Des professeurs, des étudiants et la CSN ont dénoncé hier la décision de l'UQAM de faire appel aux policiers sur le campus. Ils invoquent la tradition de non-intervention des policiers entre les murs de l'université. D'où vient cette tradition? A-t-elle des fondements juridiques? Quatre mots pour comprendre.

Moyen Âge

Les tensions entre les universités et la police ne datent pas d'hier... ni même d'avant-hier. «Elles préoccupaient déjà au Moyen Âge!», explique l'avocat montréalais Julius Grey. Dès l'an 1200, l'Université de Paris obtient le statut de «sanctuaire», ce qui la soustrait à l'autorité de la police locale, écrivent Donald Goodman et Arthur Niederhoffer dans une étude sur la question, publiée dans la Yale Review of Law and Social Action. «L'Église a accordé son statut clérical à tous les étudiants et les maîtres de l'Université, qui ont ainsi obtenu le droit d'être jugés devant des tribunaux ecclésiastiques plutôt que devant des tribunaux de juridiction civile.»

Juridique

De nos jours, la notion de sanctuaire n'a pas de fondement juridique, affirme Me Julius Grey. «Il n'y a pas de loi qui exclut l'université de l'application des lois ordinaires, dit-il.

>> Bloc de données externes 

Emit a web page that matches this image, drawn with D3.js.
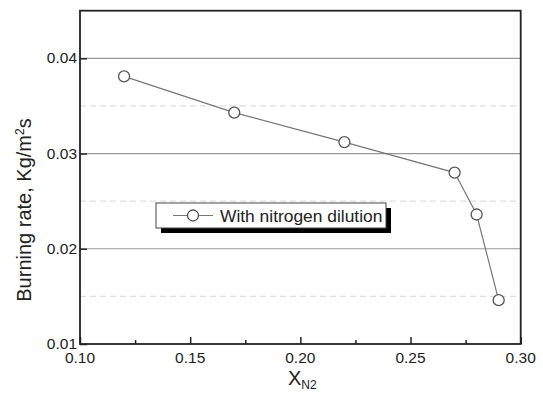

Or, il y a, depuis des centaines d'années, une tradition de réticence à intervenir sur les campus.» Me Grey était président de l'association des étudiants de l'Université McGill à la fin des années 60. «Le recteur, le Dr Robertson, appelait souvent la police pour lui dire que, sauf en cas de grande urgence, McGill pouvait s'occuper de ses problèmes en famille. Tout ça alors que les étudiants occupaient son bureau. Chaque matin, il allait leur faire un sourire, et il partait.»

Regrettable

«Il est regrettable d'en arriver au point où l'on fait appel aux policiers» pour régler des problèmes à l'université, estime Jacques Hamel, professeur de sociologie à l'Université de Montréal et professeur associé à l'Observatoire Jeunes et Société. M. Hamel remarque que l'Université de Montréal a aussi fait appel aux policiers durant le printemps érable, en 2012. «C'est un geste qui a été mal perçu au sein de l'université», dit-il. Il déplore aussi le morcellement du militantisme étudiant, et la radicalisation des manifestants masqués. «Avant, le recteur pouvait négocier avec une association. Aujourd'hui, pour les 250 étudiants en sociologie de l'UdeM, il y a trois associations, avec leurs revendications distinctes.»

Discernement

En France, où s'est développée la notion de sanctuaire, la police est aujourd'hui libre d'agir dans les universités. La Fédération des autonomes de solidarité laïques, qui regroupe 500 000 enseignants français, précise: «La police peut intervenir en toute légalité dans les établissements scolaires. L'intervention des forces de police doit être conduite en tout état de cause avec discernement et une véritable concertation préalable.»